No. We presume innocence. The prosecutor has to prove you're guilty.
Republicans - the party of "do as I say, not as I do"
Well said, Mr. Stephanopoulos.
It's more accurate to say that American neo-cons are acting like revolting French men who embrace any extreme ideology.
I would be very careful about comparing neo-cons to the revolutionaries who stormed the gates of the Bastille. Remember, before the revolution France was a den of corrupt royalty and politicans. The revolution happened because the common people got fed up with the excesses of the wealthy and powerful and with the injustice of the law. Unfortunately those who took power ended up being just as corrupt as the people they deposed.
That's my understanding of it anyway, though I admit I've never studied it in great detail.
Mr. Stephanopoulos seems to be talking about movement conservatives, your Scalias and Reagans, not neo-cons like Kristol or Wolfowitz. As I understand neo-cons, at least initially, they were liberals (often intellectual Jews) who became disillusioned during the Cold War and Vietnam. http://www.sourcewatch.org/index.php?title=Neo-conservative defines them as coming from a tradition of liberal, internationalist anti-communism. I suppose it's true that they didn't so much rebel and become conservative but that other liberals became less interventionist/anti-communist, and the neo-cons defaulted to the more hawkish party. The neo-con engagement with the judiciary seems to be rooted mostly in electoral politics, not with philosophical ideals of judgment.

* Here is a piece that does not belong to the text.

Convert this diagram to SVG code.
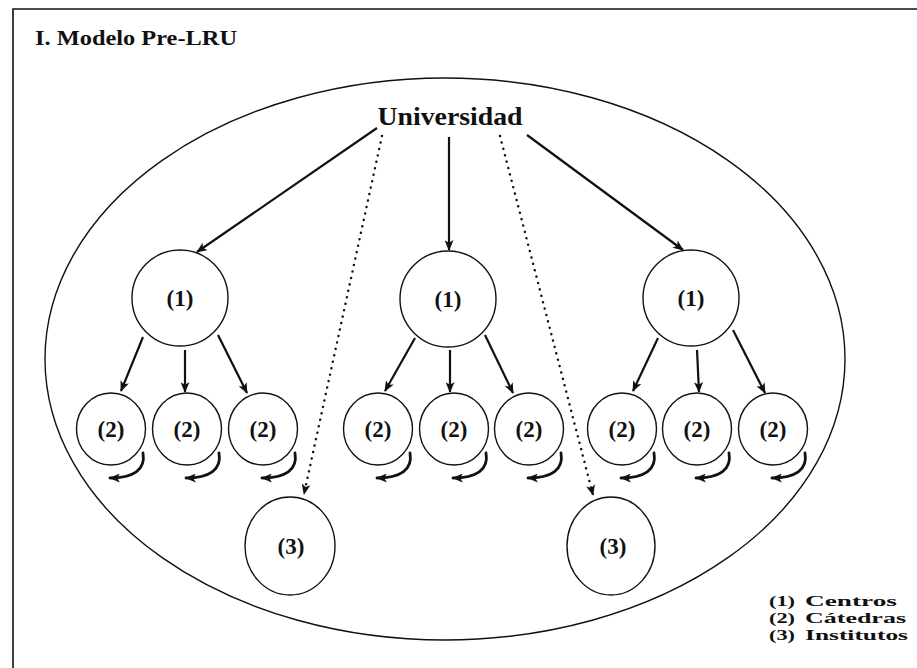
<svg xmlns="http://www.w3.org/2000/svg" width="917" height="668" viewBox="0 0 917 668">
  <style>
    .frame { fill: none; stroke: #111; stroke-width: 1.6; }
    .node { fill: #fff; stroke: #111; stroke-width: 1.4; }
    .outline { fill: none; stroke: #111; stroke-width: 1.4; }
    .lbl { font-family: "Liberation Serif", "Times New Roman", Times, serif; font-weight: bold; fill: #111; }
    .num { font-size: 23px; text-anchor: middle; }
    .arrow { fill: none; stroke: #111; stroke-width: 2.2; marker-end: url(#head); }
    .dots { fill: none; stroke: #111; stroke-width: 2.4; stroke-linecap: round; stroke-dasharray: 0.1 6.5; marker-end: url(#head); }
    .loop { fill: none; stroke: #111; stroke-width: 2.8; stroke-linecap: round; marker-end: url(#head); }
  </style>
  <defs>
    <marker id="head" viewBox="0 0 12 10" refX="11" refY="5" markerWidth="11" markerHeight="9" markerUnits="userSpaceOnUse" orient="auto">
      <path d="M0,0 L12,5 L0,10 L3,5 z" fill="#111"/>
    </marker>
  </defs>

  <!-- page frame -->
  <path class="frame" d="M13,668 L13,9 L917,9"/>

  <!-- title -->
  <text class="lbl" x="35" y="45" font-size="20" textLength="202" lengthAdjust="spacingAndGlyphs">I. Modelo Pre-LRU</text>

  <!-- university boundary -->
  <ellipse class="outline" cx="445" cy="359" rx="400" ry="281"/>

  <g id="universidad">
    <text class="lbl" x="450" y="125" font-size="26" text-anchor="middle" textLength="145" lengthAdjust="spacingAndGlyphs">Universidad</text>
  </g>

  <!-- centres -->
  <g id="centro-1"><circle class="node" cx="180" cy="298" r="48"/><text class="lbl num" x="180" y="306">(1)</text></g>
  <g id="centro-2"><circle class="node" cx="448" cy="299" r="48"/><text class="lbl num" x="448" y="307">(1)</text></g>
  <g id="centro-3"><circle class="node" cx="691" cy="298" r="48"/><text class="lbl num" x="691" y="306">(1)</text></g>

  <!-- chairs -->
  <g id="catedra-1"><ellipse class="node" cx="111" cy="429" rx="34.5" ry="36"/><text class="lbl num" x="111" y="437">(2)</text></g>
  <g id="catedra-2"><ellipse class="node" cx="187" cy="429" rx="34.5" ry="36"/><text class="lbl num" x="187" y="437">(2)</text></g>
  <g id="catedra-3"><ellipse class="node" cx="263" cy="429" rx="34.5" ry="36"/><text class="lbl num" x="263" y="437">(2)</text></g>
  <g id="catedra-4"><ellipse class="node" cx="378" cy="429" rx="34.5" ry="36"/><text class="lbl num" x="378" y="437">(2)</text></g>
  <g id="catedra-5"><ellipse class="node" cx="454" cy="429" rx="34.5" ry="36"/><text class="lbl num" x="454" y="437">(2)</text></g>
  <g id="catedra-6"><ellipse class="node" cx="529" cy="429" rx="34.5" ry="36"/><text class="lbl num" x="529" y="437">(2)</text></g>
  <g id="catedra-7"><ellipse class="node" cx="622" cy="429" rx="34.5" ry="36"/><text class="lbl num" x="622" y="437">(2)</text></g>
  <g id="catedra-8"><ellipse class="node" cx="697" cy="429" rx="34.5" ry="36"/><text class="lbl num" x="697" y="437">(2)</text></g>
  <g id="catedra-9"><ellipse class="node" cx="773" cy="429" rx="34.5" ry="36"/><text class="lbl num" x="773" y="437">(2)</text></g>

  <!-- institutes -->
  <g id="instituto-1"><ellipse class="node" cx="290" cy="546" rx="45" ry="49"/><text class="lbl num" x="291" y="554">(3)</text></g>
  <g id="instituto-2"><ellipse class="node" cx="611" cy="546" rx="44" ry="49"/><text class="lbl num" x="613" y="554">(3)</text></g>

  <g id="connectors">
    <!-- university to centres -->
    <line class="arrow" x1="377" y1="128" x2="197" y2="252"/>
    <line class="arrow" x1="449" y1="137" x2="449" y2="250"/>
    <line class="arrow" x1="527" y1="135" x2="683" y2="250"/>
    <!-- university to institutes -->
    <line class="dots" x1="382" y1="136" x2="304" y2="494"/>
    <line class="dots" x1="500" y1="136" x2="593" y2="495"/>
    <!-- centres to chairs -->
    <line class="arrow" x1="143" y1="337" x2="121" y2="391"/>
    <line class="arrow" x1="185" y1="350" x2="185" y2="392"/>
    <line class="arrow" x1="218" y1="335" x2="247" y2="393"/>
    <line class="arrow" x1="415" y1="338" x2="385" y2="391"/>
    <line class="arrow" x1="450" y1="350" x2="450" y2="392"/>
    <line class="arrow" x1="485" y1="335" x2="513" y2="393"/>
    <line class="arrow" x1="658" y1="338" x2="633" y2="391"/>
    <line class="arrow" x1="697" y1="350" x2="699" y2="392"/>
    <line class="arrow" x1="733" y1="330" x2="765" y2="393"/>
    <!-- chair self-loops -->
    <path class="loop" d="M143,453 C146,470 133,478 110,478"/>
    <path class="loop" d="M219,453 C222,470 209,478 186,478"/>
    <path class="loop" d="M295,453 C298,470 285,478 262,478"/>
    <path class="loop" d="M410,453 C413,470 400,478 377,478"/>
    <path class="loop" d="M486,453 C489,470 476,478 453,478"/>
    <path class="loop" d="M561,453 C564,470 551,478 528,478"/>
    <path class="loop" d="M654,453 C657,470 644,478 621,478"/>
    <path class="loop" d="M729,453 C732,470 719,478 696,478"/>
    <path class="loop" d="M805,453 C808,470 795,478 772,478"/>
  </g>

  <!-- legend -->
  <g id="leyenda" class="lbl" font-size="15">
    <text x="769" y="606" textLength="26" lengthAdjust="spacingAndGlyphs">(1)</text><text x="805" y="606" textLength="92" lengthAdjust="spacingAndGlyphs">Centros</text>
    <text x="769" y="623" textLength="26" lengthAdjust="spacingAndGlyphs">(2)</text><text x="805" y="623" textLength="101" lengthAdjust="spacingAndGlyphs">Cátedras</text>
    <text x="769" y="640" textLength="26" lengthAdjust="spacingAndGlyphs">(3)</text><text x="805" y="640" textLength="103" lengthAdjust="spacingAndGlyphs">Institutos</text>
  </g>
</svg>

All that said, I think the intellectual strands that Mr. Stephanopoulos traces here certainly connect neo-cons to French revolutionaries as well. In both cases, a liberalizing impulse was drowned in reactionary warmongering. Granted, Napoleon/Robespierre did much of that without popular support so much as with coercion by fear, while the neo-cons allied with reactionary elements in our society to achieve their militaristic ends. As I mentioned earlier, I also need to study the history more before forming a full opinion, but it seems that all sides of today's conservative coalition share certain thinking about right and wrong with the post-Enlightenment French, as they diverged from the traditions that led to the American revolution.

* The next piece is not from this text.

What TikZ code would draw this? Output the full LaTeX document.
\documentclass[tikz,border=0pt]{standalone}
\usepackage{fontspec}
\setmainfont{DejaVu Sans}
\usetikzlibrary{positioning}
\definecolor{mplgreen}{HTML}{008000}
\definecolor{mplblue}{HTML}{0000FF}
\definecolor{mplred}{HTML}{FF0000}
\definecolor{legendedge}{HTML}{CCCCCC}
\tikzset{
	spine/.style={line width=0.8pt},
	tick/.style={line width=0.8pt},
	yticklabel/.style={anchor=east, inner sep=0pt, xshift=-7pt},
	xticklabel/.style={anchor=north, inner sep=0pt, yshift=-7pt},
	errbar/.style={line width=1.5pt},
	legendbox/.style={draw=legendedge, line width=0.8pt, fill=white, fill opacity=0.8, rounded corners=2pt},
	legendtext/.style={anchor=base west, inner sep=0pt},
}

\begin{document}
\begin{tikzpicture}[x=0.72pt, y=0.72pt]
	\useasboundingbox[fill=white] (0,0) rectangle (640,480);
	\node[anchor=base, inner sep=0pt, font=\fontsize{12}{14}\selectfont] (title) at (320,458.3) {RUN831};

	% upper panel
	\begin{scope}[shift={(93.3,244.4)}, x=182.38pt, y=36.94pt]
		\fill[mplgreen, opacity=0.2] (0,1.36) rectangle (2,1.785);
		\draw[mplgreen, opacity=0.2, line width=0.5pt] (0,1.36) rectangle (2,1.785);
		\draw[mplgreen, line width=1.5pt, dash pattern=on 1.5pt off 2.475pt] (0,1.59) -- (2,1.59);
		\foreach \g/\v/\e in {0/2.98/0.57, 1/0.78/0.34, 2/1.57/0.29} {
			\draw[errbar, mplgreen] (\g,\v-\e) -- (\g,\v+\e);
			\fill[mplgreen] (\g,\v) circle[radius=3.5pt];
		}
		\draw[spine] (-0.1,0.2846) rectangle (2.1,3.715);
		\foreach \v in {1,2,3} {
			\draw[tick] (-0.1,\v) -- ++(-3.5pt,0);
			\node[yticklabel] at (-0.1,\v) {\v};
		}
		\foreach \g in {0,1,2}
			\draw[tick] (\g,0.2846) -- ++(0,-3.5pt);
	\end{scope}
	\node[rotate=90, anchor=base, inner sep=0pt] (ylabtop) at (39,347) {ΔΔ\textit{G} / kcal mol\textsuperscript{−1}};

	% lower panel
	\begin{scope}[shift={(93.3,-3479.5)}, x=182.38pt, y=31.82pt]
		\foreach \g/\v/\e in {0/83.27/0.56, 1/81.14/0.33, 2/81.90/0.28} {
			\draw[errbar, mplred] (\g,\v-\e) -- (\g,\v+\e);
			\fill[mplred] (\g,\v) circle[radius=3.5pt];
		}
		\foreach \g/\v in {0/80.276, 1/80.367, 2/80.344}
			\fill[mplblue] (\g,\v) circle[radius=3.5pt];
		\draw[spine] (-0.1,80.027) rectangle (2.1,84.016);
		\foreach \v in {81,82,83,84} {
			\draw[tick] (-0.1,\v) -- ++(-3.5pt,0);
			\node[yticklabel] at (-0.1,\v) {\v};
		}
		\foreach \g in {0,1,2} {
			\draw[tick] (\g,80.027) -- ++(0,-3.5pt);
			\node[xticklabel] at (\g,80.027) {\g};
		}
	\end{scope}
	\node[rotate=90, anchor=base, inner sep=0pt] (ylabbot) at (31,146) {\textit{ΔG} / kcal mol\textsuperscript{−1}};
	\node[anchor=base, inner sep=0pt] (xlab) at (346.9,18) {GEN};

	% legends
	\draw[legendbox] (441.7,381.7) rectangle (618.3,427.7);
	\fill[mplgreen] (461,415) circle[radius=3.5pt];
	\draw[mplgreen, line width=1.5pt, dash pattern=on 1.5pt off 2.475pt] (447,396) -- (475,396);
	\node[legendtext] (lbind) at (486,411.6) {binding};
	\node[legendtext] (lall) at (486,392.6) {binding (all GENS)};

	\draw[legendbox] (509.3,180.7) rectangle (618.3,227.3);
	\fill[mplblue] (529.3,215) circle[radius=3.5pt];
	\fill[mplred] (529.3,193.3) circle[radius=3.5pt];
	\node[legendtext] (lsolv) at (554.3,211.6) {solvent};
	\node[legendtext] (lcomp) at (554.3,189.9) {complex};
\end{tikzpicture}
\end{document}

Do keep talking about this, it'll help me better understand. Anyone with suggested sources please chime in!
Overturning the monarchy and destroying the power of the aristicracy was one thing, turning France into a chaotic bloodbath that ended up in a military dictatorship is something else entirely.
The "Conservatives" you refer to are anything but. Please refer to them by their proper title "Radical Right Wing Fundamentalists". The term "conservative" was hijacked and needs to be rescued.

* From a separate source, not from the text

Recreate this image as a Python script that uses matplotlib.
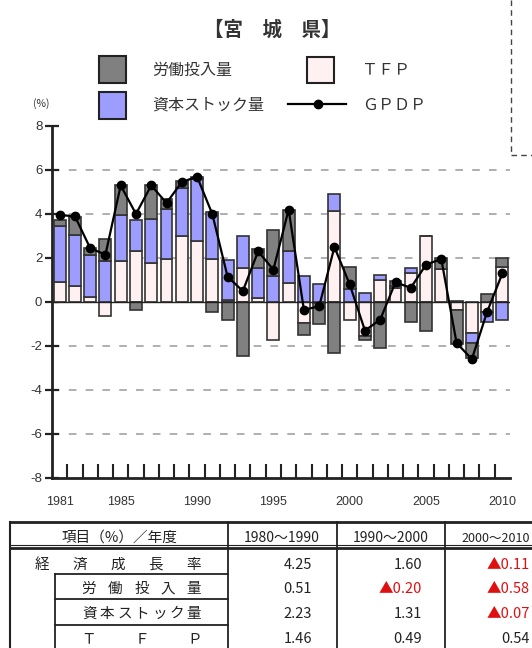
import numpy as np
import matplotlib
matplotlib.use("Agg")
import matplotlib.pyplot as plt
from matplotlib.patches import Rectangle

plt.rcParams['font.family'] = ['Noto Sans CJK JP', 'DejaVu Sans']
plt.rcParams['axes.unicode_minus'] = False

# ---------------- data ----------------
years = list(range(1981, 2011))
tfp = [0.90, 0.74, 0.23, -0.65, 1.85, 2.30, 1.77, 1.95, 2.98, 2.79,
       1.97, 0.10, 1.55, 0.18, -1.71, 0.86, -0.95, -0.05, 4.12, -0.80,
       -1.56, 1.00, 0.65, 1.30, 2.98, 1.50, -0.35, -1.41, -0.45, 1.60]
capital = [2.55, 2.32, 1.92, 1.85, 2.12, 1.44, 2.00, 2.28, 2.20, 2.81,
           2.10, 1.82, 1.45, 1.37, 1.17, 1.44, 1.17, 0.83, 0.80, 0.60,
           0.41, 0.24, 0.10, 0.25, 0.00, 0.00, 0.05, -0.45, -0.45, -0.80]
labor = [0.30, 0.80, 0.30, 1.00, 1.36, -0.38, 1.56, 0.45, 0.30, 0.10,
         -0.47, -0.80, -2.47, 0.85, 2.12, 1.90, -0.53, -0.95, -2.32, 1.00,
         -0.15, -2.09, 0.20, -0.90, -1.30, 0.50, -1.55, -0.70, 0.35, 0.40]
gpdp = [3.95, 3.90, 2.45, 2.15, 5.30, 4.00, 5.30, 4.50, 5.45, 5.70,
        4.00, 1.15, 0.50, 2.30, 1.47, 4.20, -0.35, -0.20, 2.50, 0.80,
        -1.30, -0.80, 0.90, 0.64, 1.70, 1.95, -1.86, -2.60, -0.45, 1.30]
year_labels = [1981, 1985, 1990, 1995, 2000, 2005, 2010]

table_header = ['項目（%）／年度', '1980～1990', '1990～2000', '2000～2010']
table_rows = ['経済成長率', '労働投入量', '資本ストック量', 'ＴＦＰ']
table_vals = [['4.25', '1.60', '▲0.11'],
              ['0.51', '▲0.20', '▲0.58'],
              ['2.23', '1.31', '▲0.07'],
              ['1.46', '0.49', '0.54']]

# ---------------- style ----------------
c_labor = '#808080'
c_cap = '#9d9dff'
c_tfp = '#fff0f2'
c_edge = '#333333'

W, H = 532, 648
fig = plt.figure(figsize=(W / 100, H / 100), dpi=100)
fig.patch.set_facecolor('white')

# chart axes (pixel geometry: x 52..510, y 126..478)
ax = fig.add_axes([52 / W, (H - 478) / H, (510 - 52) / W, (478 - 126) / H])
x = np.arange(len(years))
pos = np.zeros(len(years))
neg = np.zeros(len(years))
for vals, col in [(tfp, c_tfp), (capital, c_cap), (labor, c_labor)]:
    v = np.array(vals, dtype=float)
    bottom = np.where(v >= 0, pos, neg)
    ax.bar(x, v, bottom=bottom, width=0.78, color=col, edgecolor=c_edge,
           linewidth=1.2, zorder=3)
    pos += np.where(v > 0, v, 0)
    neg += np.where(v < 0, v, 0)

ax.plot(x, gpdp, color='black', lw=1.6, marker='o', ms=6, zorder=6)

for gy in [-6, -4, -2, 2, 4, 6]:
    ax.axhline(gy, color='#9a9a9a', lw=1.1, ls=(0, (5, 6)), zorder=1)
ax.axhline(0, color='#222222', lw=1.0, zorder=5)

ax.set_xlim(-0.5, len(years) - 0.5)
ax.set_ylim(-8, 8)
for s in ['top', 'right']:
    ax.spines[s].set_visible(False)
for s in ['left', 'bottom']:
    ax.spines[s].set_linewidth(2)
    ax.spines[s].set_color('#222222')

ax.set_yticks(range(-8, 9, 2))
ax.set_yticklabels([str(v) for v in range(-8, 9, 2)], fontsize=9.5,
                   color='#333333', family=['Liberation Sans', 'DejaVu Sans'])
ax.tick_params(axis='y', direction='inout', length=10, width=1.6, pad=2,
               color='#222222')
ax.set_xticks([years.index(y) for y in year_labels])
ax.set_xticklabels([str(y) for y in year_labels], fontsize=9,
                   color='#333333', family=['Liberation Sans', 'DejaVu Sans'])
ax.tick_params(axis='x', which='major', length=0, pad=13)
ax.set_xticks(np.arange(0.5, len(years) - 0.5, 1), minor=True)
ax.tick_params(axis='x', which='minor', direction='in', length=10, width=1.5,
               color='#222222')
ax.patch.set_alpha(0)

# overlay in pixel coordinates
ov = fig.add_axes([0, 0, 1, 1], zorder=-1)
ov.set_xlim(0, W)
ov.set_ylim(H, 0)
ov.axis('off')

# title
ov.text(272, 30, '【宮　城　県】', ha='center', va='center', fontsize=14,
        fontweight='bold', color='#333333')

# legend
ov.add_patch(Rectangle((99, 56), 27, 27, facecolor=c_labor, edgecolor='#222222', lw=1.5))
ov.text(152, 70, '労働投入量', va='center', fontsize=11.5, color='#333333')
ov.add_patch(Rectangle((307, 57), 27, 26, facecolor=c_tfp, edgecolor='#222222', lw=1.5))
ov.text(362, 70, 'ＴＦＰ', va='center', fontsize=11.5, color='#333333')
ov.add_patch(Rectangle((99, 92), 27, 27, facecolor=c_cap, edgecolor='#222222', lw=1.5))
ov.text(152, 105, '資本ストック量', va='center', fontsize=11.5, color='#333333')
ov.plot([288, 346], [104, 104], color='black', lw=1.6)
ov.plot([318], [104], marker='o', color='black', ms=6)
ov.text(362, 105, 'ＧＰＤＰ', va='center', fontsize=11.5, color='#333333')
ov.text(33, 104, '(%)', va='center', fontsize=7.5, color='#333333')

# dashed frame of neighbouring box
ov.plot([511, 511], [0, 155], color='#444444', lw=1, ls=(0, (4, 3)))
ov.plot([511, W], [155, 155], color='#444444', lw=1, ls=(0, (4, 3)))

# ---------------- table ----------------
tl, tr = 10, 553
col = [10, 228, 337, 445, 553]
yt, yh, yb = 522, 548, 660
rows_y = [574, 599, 625]
lc = '#222222'
ov.plot([tl, tr], [yt, yt], color=lc, lw=2)
ov.plot([tl, tr], [yh - 3, yh - 3], color=lc, lw=0.8)
ov.plot([tl, tr], [yh, yh], color=lc, lw=2)
ov.plot([tl, tl], [yt, yb], color=lc, lw=1.5)
for cx in col[1:4]:
    ov.plot([cx, cx], [yt, yb], color=lc, lw=1.3)
ov.plot([55, 55], [rows_y[0], yb], color=lc, lw=1.3)
for ry in rows_y:
    ov.plot([55, 228], [ry, ry], color=lc, lw=1.3)

tc = '#222222'
ov.text(119, 538, table_header[0], ha='center', va='center', fontsize=10.5, color=tc)
ov.text(282, 538, table_header[1], ha='center', va='center', fontsize=10, color=tc)
ov.text(391, 538, table_header[2], ha='center', va='center', fontsize=10, color=tc)
ov.text(530, 538, table_header[3], ha='right', va='center', fontsize=9, color=tc)

row_cy = [565, 589, 614, 639]


def spread(txt, c0, c1, y):
    n = len(txt)
    for i, ch in enumerate(txt):
        cx = c0 + (c1 - c0) * i / (n - 1)
        ov.text(cx, y, ch, ha='center', va='center', fontsize=10.5, color=tc)


spread(table_rows[0], 42, 194, row_cy[0])
spread(table_rows[1], 89, 194, row_cy[1])
spread(table_rows[2], 90, 194, row_cy[2])
spread(table_rows[3], 89, 195, row_cy[3])

rx = [312, 422, 530]
for r, vals in enumerate(table_vals):
    for cidx, v in enumerate(vals):
        colr = '#e01010' if v.startswith('▲') else tc
        ov.text(rx[cidx], row_cy[r], v, ha='right', va='center', fontsize=10.5,
                color=colr)

fig.savefig('out.png', dpi=100, facecolor='white')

Much like the word "Christian".
Very interesting analysis. That brings to mind Roe v. Wade, which although it reached the right decision, relied upon a very thin reed of jurisprudence which invited disagreement. I've long wondered whether it would have been preferable for the Court to rely directly on Common Law and affirm the traditional right of the citizen against undue interference with one's personal domain. However, after reading your analysis, I can see that such reasoning might not have made a bit of difference to the authoritarian right-wingers.
This is a fascinating read! You nicely crystallize the kerfuffle over our judiciary's role into a rational discussion of historical precedents. I found myself suddenly re-interested in the French Revolution, especially its thinkers and their parallels to the neo-conservatives who shaped the modern Republican party. Time for even more reading!